Strain-induced topological insulator phase transition in HgSe

TL;DR

This study uses ab initio calculations to show how uniaxial strain can induce a topological phase transition in HgSe, turning it from a trivial insulator into a strong topological insulator with surface Dirac cones.

Contribution

It demonstrates strain-induced topological phase transitions in HgSe and characterizes the resulting surface states using electronic structure calculations.

Findings

Compressive strain opens a band gap in HgSe near Gamma.

HgSe becomes a strong topological insulator with nu_0=1.

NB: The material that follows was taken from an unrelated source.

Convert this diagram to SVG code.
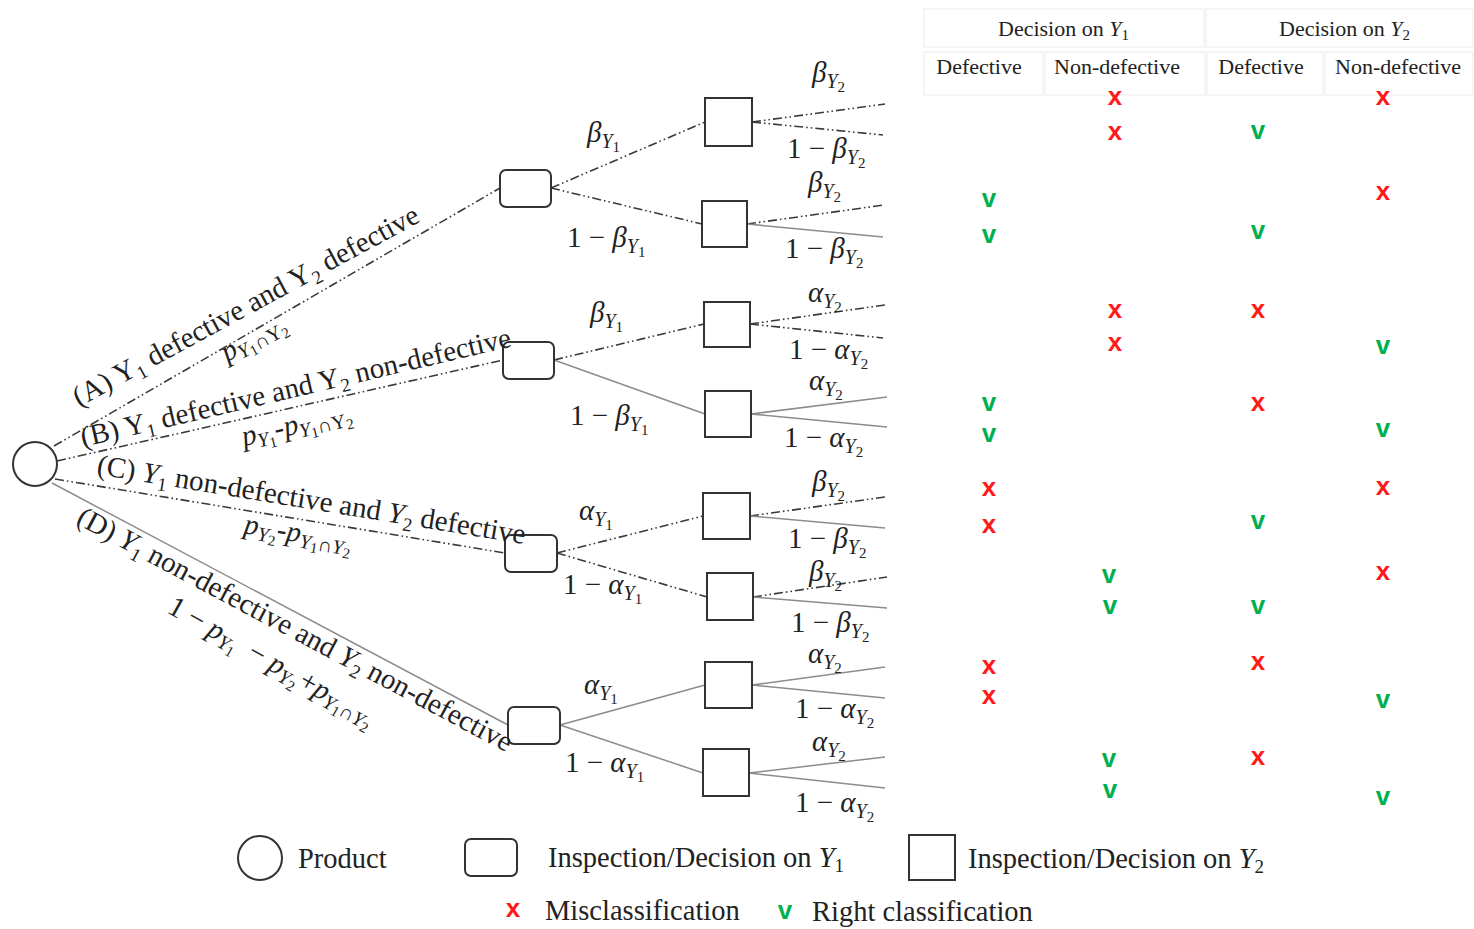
<svg xmlns="http://www.w3.org/2000/svg" width="1474" height="929" viewBox="0 0 1474 929">
  <style>
    .bg { fill: #ffffff; }
    .node { fill: #ffffff; stroke: #333333; stroke-width: 2; }
    .dd { stroke: #3a3a3a; stroke-width: 1.6; stroke-dasharray: 9 3 1.6 3 1.6 3; fill: none; }
    .sl { stroke: #8c8c8c; stroke-width: 1.5; fill: none; }
    .grid { fill: none; stroke: #ececec; stroke-width: 1; }
    .hd { font-family: "Liberation Serif", "Times New Roman", serif; font-size: 22px; fill: #222; }
    .lab { font-family: "Liberation Serif", "Times New Roman", serif; font-size: 29px; fill: #222; }
    .m { font-family: "Liberation Serif", "Times New Roman", serif; font-size: 29px; font-style: italic; fill: #222; }
    .u { font-style: normal; }
    .s1 { font-size: 20px; }
    .s2 { font-size: 15px; font-style: normal; }
    .lg { font-family: "Liberation Serif", "Times New Roman", serif; font-size: 28.5px; fill: #222; }
    .mk { font-family: "Liberation Sans", Arial, sans-serif; font-size: 26px; font-weight: bold; text-anchor: middle; }
    .x { fill: #ff1a1a; }
    .v { fill: #00b050; }
  </style>
  <rect class="bg" x="0" y="0" width="1474" height="929"/>

  <!-- connectors -->
  <g id="connectors">
    <!-- product to Y1 inspection -->
    <line class="dd" x1="54" y1="446" x2="500" y2="188"/>
    <line class="dd" x1="57" y1="461" x2="503" y2="360"/>
    <line class="dd" x1="55" y1="479" x2="505" y2="553"/>
    <line class="sl" x1="52" y1="483" x2="508" y2="725"/>
    <!-- Y1 inspection to Y2 inspection -->
    <line class="dd" x1="551" y1="188" x2="705" y2="122"/>
    <line class="dd" x1="551" y1="188" x2="702" y2="224"/>
    <line class="dd" x1="554" y1="360" x2="704" y2="324"/>
    <line class="sl" x1="554" y1="360" x2="705" y2="414"/>
    <line class="dd" x1="557" y1="553" x2="703" y2="516"/>
    <line class="dd" x1="557" y1="553" x2="707" y2="597"/>
    <line class="sl" x1="560" y1="725" x2="705" y2="685"/>
    <line class="sl" x1="560" y1="725" x2="703" y2="773"/>
    <!-- Y2 outcomes -->
    <line class="dd" x1="752" y1="122" x2="885" y2="104"/>
    <line class="dd" x1="752" y1="122" x2="883" y2="135"/>
    <line class="dd" x1="747" y1="224" x2="884" y2="205"/>
    <line class="sl" x1="747" y1="224" x2="883" y2="237"/>
    <line class="dd" x1="750" y1="324" x2="885" y2="305"/>
    <line class="dd" x1="750" y1="324" x2="883" y2="338"/>
    <line class="sl" x1="751" y1="414" x2="887" y2="397"/>
    <line class="sl" x1="751" y1="414" x2="887" y2="427"/>
    <line class="dd" x1="750" y1="516" x2="885" y2="497"/>
    <line class="sl" x1="750" y1="516" x2="885" y2="528"/>
    <line class="dd" x1="753" y1="597" x2="887" y2="577"/>
    <line class="sl" x1="753" y1="597" x2="887" y2="608"/>
    <line class="sl" x1="752" y1="685" x2="885" y2="667"/>
    <line class="sl" x1="752" y1="685" x2="885" y2="698"/>
    <line class="sl" x1="749" y1="773" x2="885" y2="757"/>
    <line class="sl" x1="749" y1="773" x2="885" y2="788"/>
  </g>

  <!-- nodes -->
  <g id="product"><circle class="node" cx="35" cy="464" r="22"/></g>
  <g id="y1-a"><rect class="node" x="500" y="170" width="51" height="37" rx="6"/></g>
  <g id="y1-b"><rect class="node" x="503" y="342" width="51" height="37" rx="6"/></g>
  <g id="y1-c"><rect class="node" x="505" y="535" width="52" height="37" rx="6"/></g>
  <g id="y1-d"><rect class="node" x="508" y="707" width="52" height="37" rx="6"/></g>
  <g id="y2-a1"><rect class="node" x="705" y="98" width="47" height="48"/></g>
  <g id="y2-a2"><rect class="node" x="702" y="201" width="45" height="46"/></g>
  <g id="y2-b1"><rect class="node" x="704" y="302" width="46" height="45"/></g>
  <g id="y2-b2"><rect class="node" x="705" y="391" width="46" height="46"/></g>
  <g id="y2-c1"><rect class="node" x="703" y="493" width="47" height="46"/></g>
  <g id="y2-c2"><rect class="node" x="707" y="573" width="46" height="47"/></g>
  <g id="y2-d1"><rect class="node" x="705" y="662" width="47" height="46"/></g>
  <g id="y2-d2"><rect class="node" x="703" y="749" width="46" height="47"/></g>

  <!-- branch labels from the product -->
  <g id="branch-labels">
    <text class="lab" transform="translate(79,407) rotate(-28.5)">(A) Y<tspan font-size="19" dy="6">1</tspan><tspan dy="-6"> defective and Y</tspan><tspan font-size="19" dy="6">2</tspan><tspan dy="-6"> defective</tspan></text>
    <text class="m" transform="translate(227,362) rotate(-29)">p<tspan class="s1" dy="5">Y</tspan><tspan class="s2" dy="3">1</tspan><tspan class="s1 u" dy="-3">∩Y</tspan><tspan class="s2" dy="3">2</tspan></text>

    <text class="lab" transform="translate(83,447) rotate(-13.2)">(B) Y<tspan font-size="19" dy="6">1</tspan><tspan dy="-6"> defective and Y</tspan><tspan font-size="19" dy="6">2</tspan><tspan dy="-6"> non-defective</tspan></text>
    <text class="m" transform="translate(244,446) rotate(-13.2)">p<tspan class="s1" dy="5">Y</tspan><tspan class="s2" dy="3">1</tspan><tspan class="u" dy="-8">-</tspan>p<tspan class="s1" dy="5">Y</tspan><tspan class="s2" dy="3">1</tspan><tspan class="s1 u" dy="-3">∩Y</tspan><tspan class="s2" dy="3">2</tspan></text>

    <text class="lab" transform="translate(96,474) rotate(9.3)">(C) <tspan font-style="italic">Y</tspan><tspan font-size="19" dy="6">1</tspan><tspan dy="-6"> non-defective and </tspan><tspan font-style="italic">Y</tspan><tspan font-size="19" dy="6">2</tspan><tspan dy="-6"> defective</tspan></text>
    <text class="m" transform="translate(243,533) rotate(9.5)">p<tspan class="s1" dy="5">Y</tspan><tspan class="s2" dy="3">2</tspan><tspan class="u" dy="-8">-</tspan>p<tspan class="s1" dy="5">Y</tspan><tspan class="s2" dy="3">1</tspan><tspan class="s1 u" dy="-3">∩</tspan><tspan class="s1">Y</tspan><tspan class="s2" dy="3">2</tspan></text>

    <text class="lab" transform="translate(75,523) rotate(28)">(D) <tspan font-style="italic">Y</tspan><tspan font-size="19" dy="6">1</tspan><tspan dy="-6"> non-defective and </tspan><tspan font-style="italic">Y</tspan><tspan font-size="19" dy="6">2</tspan><tspan dy="-6"> non-defective</tspan></text>
    <text class="m" transform="translate(166,612) rotate(29.5)"><tspan class="u">1 − </tspan>p<tspan class="s1" dy="5">Y</tspan><tspan class="s2" dy="3">1</tspan><tspan class="u" dy="-8" dx="6"> − </tspan>p<tspan class="s1" dy="5">Y</tspan><tspan class="s2" dy="3">2</tspan><tspan class="u" dy="-8" dx="2">+</tspan>p<tspan class="s1" dy="5">Y</tspan><tspan class="s2" dy="3">1</tspan><tspan class="s1 u" dy="-3">∩</tspan><tspan class="s1">Y</tspan><tspan class="s2" dy="3">2</tspan></text>
  </g>

  <!-- probability labels on inspection branches -->
  <g id="prob-labels">
    <!-- Y1 decisions -->
    <text class="m" x="587" y="142">β<tspan class="s1" dy="6">Y</tspan><tspan class="s2" dy="4">1</tspan></text>
    <text class="m" x="567" y="247"><tspan class="u">1 − </tspan>β<tspan class="s1" dy="6">Y</tspan><tspan class="s2" dy="4">1</tspan></text>
    <text class="m" x="590" y="322">β<tspan class="s1" dy="6">Y</tspan><tspan class="s2" dy="4">1</tspan></text>
    <text class="m" x="570" y="425"><tspan class="u">1 − </tspan>β<tspan class="s1" dy="6">Y</tspan><tspan class="s2" dy="4">1</tspan></text>
    <text class="m" x="579" y="520">α<tspan class="s1" dy="6">Y</tspan><tspan class="s2" dy="4">1</tspan></text>
    <text class="m" x="563" y="594"><tspan class="u">1 − </tspan>α<tspan class="s1" dy="6">Y</tspan><tspan class="s2" dy="4">1</tspan></text>
    <text class="m" x="584" y="694">α<tspan class="s1" dy="6">Y</tspan><tspan class="s2" dy="4">1</tspan></text>
    <text class="m" x="565" y="772"><tspan class="u">1 − </tspan>α<tspan class="s1" dy="6">Y</tspan><tspan class="s2" dy="4">1</tspan></text>
    <!-- Y2 decisions -->
    <text class="m" x="812" y="82">β<tspan class="s1" dy="6">Y</tspan><tspan class="s2" dy="4">2</tspan></text>
    <text class="m" x="787" y="158"><tspan class="u">1 − </tspan>β<tspan class="s1" dy="6">Y</tspan><tspan class="s2" dy="4">2</tspan></text>
    <text class="m" x="808" y="192">β<tspan class="s1" dy="6">Y</tspan><tspan class="s2" dy="4">2</tspan></text>
    <text class="m" x="785" y="258"><tspan class="u">1 − </tspan>β<tspan class="s1" dy="6">Y</tspan><tspan class="s2" dy="4">2</tspan></text>
    <text class="m" x="808" y="302">α<tspan class="s1" dy="6">Y</tspan><tspan class="s2" dy="4">2</tspan></text>
    <text class="m" x="789" y="359"><tspan class="u">1 − </tspan>α<tspan class="s1" dy="6">Y</tspan><tspan class="s2" dy="4">2</tspan></text>
    <text class="m" x="809" y="390">α<tspan class="s1" dy="6">Y</tspan><tspan class="s2" dy="4">2</tspan></text>
    <text class="m" x="784" y="447"><tspan class="u">1 − </tspan>α<tspan class="s1" dy="6">Y</tspan><tspan class="s2" dy="4">2</tspan></text>
    <text class="m" x="812" y="491">β<tspan class="s1" dy="6">Y</tspan><tspan class="s2" dy="4">2</tspan></text>
    <text class="m" x="788" y="548"><tspan class="u">1 − </tspan>β<tspan class="s1" dy="6">Y</tspan><tspan class="s2" dy="4">2</tspan></text>
    <text class="m" x="809" y="581">β<tspan class="s1" dy="6">Y</tspan><tspan class="s2" dy="4">2</tspan></text>
    <text class="m" x="791" y="632"><tspan class="u">1 − </tspan>β<tspan class="s1" dy="6">Y</tspan><tspan class="s2" dy="4">2</tspan></text>
    <text class="m" x="808" y="663">α<tspan class="s1" dy="6">Y</tspan><tspan class="s2" dy="4">2</tspan></text>
    <text class="m" x="795" y="718"><tspan class="u">1 − </tspan>α<tspan class="s1" dy="6">Y</tspan><tspan class="s2" dy="4">2</tspan></text>
    <text class="m" x="812" y="751">α<tspan class="s1" dy="6">Y</tspan><tspan class="s2" dy="4">2</tspan></text>
    <text class="m" x="795" y="812"><tspan class="u">1 − </tspan>α<tspan class="s1" dy="6">Y</tspan><tspan class="s2" dy="4">2</tspan></text>
  </g>

  <!-- decision table header -->
  <g id="table-header">
    <rect class="grid" x="924" y="9" width="280" height="38"/>
    <rect class="grid" x="1206" y="9" width="267" height="38"/>
    <rect class="grid" x="924" y="52" width="119" height="43"/>
    <rect class="grid" x="1045" y="52" width="160" height="43"/>
    <rect class="grid" x="1207" y="52" width="116" height="43"/>
    <rect class="grid" x="1325" y="52" width="148" height="43"/>
    <text class="hd" x="998" y="36">Decision on <tspan font-style="italic">Y</tspan><tspan font-size="15" dy="4">1</tspan></text>
    <text class="hd" x="1279" y="36">Decision on <tspan font-style="italic">Y</tspan><tspan font-size="15" dy="4">2</tspan></text>
    <text class="hd" x="979" y="74" text-anchor="middle">Defective</text>
    <text class="hd" x="1117" y="74" text-anchor="middle">Non-defective</text>
    <text class="hd" x="1261" y="74" text-anchor="middle">Defective</text>
    <text class="hd" x="1398" y="74" text-anchor="middle">Non-defective</text>
  </g>

  <!-- classification marks -->
  <g id="marks">
    <text class="mk x" x="1115" y="105">x</text><text class="mk x" x="1383" y="105">x</text>
    <text class="mk x" x="1115" y="140">x</text><text class="mk v" x="1258" y="139">v</text>
    <text class="mk v" x="989" y="207">v</text><text class="mk x" x="1383" y="200">x</text>
    <text class="mk v" x="989" y="243">v</text><text class="mk v" x="1258" y="239">v</text>
    <text class="mk x" x="1115" y="318">x</text><text class="mk x" x="1258" y="318">x</text>
    <text class="mk x" x="1115" y="351">x</text><text class="mk v" x="1383" y="354">v</text>
    <text class="mk v" x="989" y="411">v</text><text class="mk x" x="1258" y="411">x</text>
    <text class="mk v" x="989" y="442">v</text><text class="mk v" x="1383" y="437">v</text>
    <text class="mk x" x="989" y="496">x</text><text class="mk x" x="1383" y="495">x</text>
    <text class="mk x" x="989" y="533">x</text><text class="mk v" x="1258" y="529">v</text>
    <text class="mk v" x="1109" y="583">v</text><text class="mk x" x="1383" y="580">x</text>
    <text class="mk v" x="1110" y="614">v</text><text class="mk v" x="1258" y="614">v</text>
    <text class="mk x" x="989" y="674">x</text><text class="mk x" x="1258" y="670">x</text>
    <text class="mk x" x="989" y="704">x</text><text class="mk v" x="1383" y="708">v</text>
    <text class="mk v" x="1109" y="767">v</text><text class="mk x" x="1258" y="765">x</text>
    <text class="mk v" x="1110" y="798">v</text><text class="mk v" x="1383" y="805">v</text>
  </g>

  <!-- legend -->
  <g id="legend">
    <circle class="node" cx="260" cy="858" r="22"/>
    <text class="lg" x="298" y="868">Product</text>
    <rect class="node" x="465" y="839" width="52" height="37" rx="6"/>
    <text class="lg" x="548" y="867">Inspection/Decision on <tspan font-style="italic">Y</tspan><tspan font-size="19" dy="5">1</tspan></text>
    <rect class="node" x="909" y="835" width="46" height="45"/>
    <text class="lg" x="968" y="868">Inspection/Decision on <tspan font-style="italic">Y</tspan><tspan font-size="19" dy="5">2</tspan></text>
    <text class="mk x" x="513" y="917">x</text>
    <text class="lg" x="545" y="920">Misclassification</text>
    <text class="mk v" x="785" y="919">v</text>
    <text class="lg" x="812" y="921">Right classification</text>
  </g>
</svg>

Critical strain causes a transition to a trivial insulator.

Abstract

Using ab initio electronic structure calculations we investigate the change of the band structure and the nu_0 topological invariant in HgSe (non-centrosymmetric system) under two different type of uniaxial strain along the [001] and [110] directions, respectively. Both compressive [001] and [110] strain leads to the opening of a (crystal field) band gap (with a maximum value of about 37 meV) in the vicinity of Gamma, and the concomitant formation of a camel-back- (inverse camel-back-) shape valence (conduction) band along the direction perpendicular to the strain with a minimum (maximum) at Gamma. We find that the Z_2 invariant nu_0=1, which demonstrates conclusively that HgSe is a strong topological insulator (TI). With further increase of the strain the band gap decreases vanishing at a critical strain value (which depends on the strain type) where HgSe undergoes a transition from a strong TI to a trivial (normal) insulator. HgSe exhibits a similar behavior under a tensile [110] uniaxial strain. On the other hand, HgSe remains a normal insulator by applying a [001] tensile uniaxial strain. Complementary electronic structure calculations of the non-polar (110) surface under compressive [110] tensile strain show two Dirac cones at the Gamma point whose spin chiral states are associated with the top and bottom slab surfaces.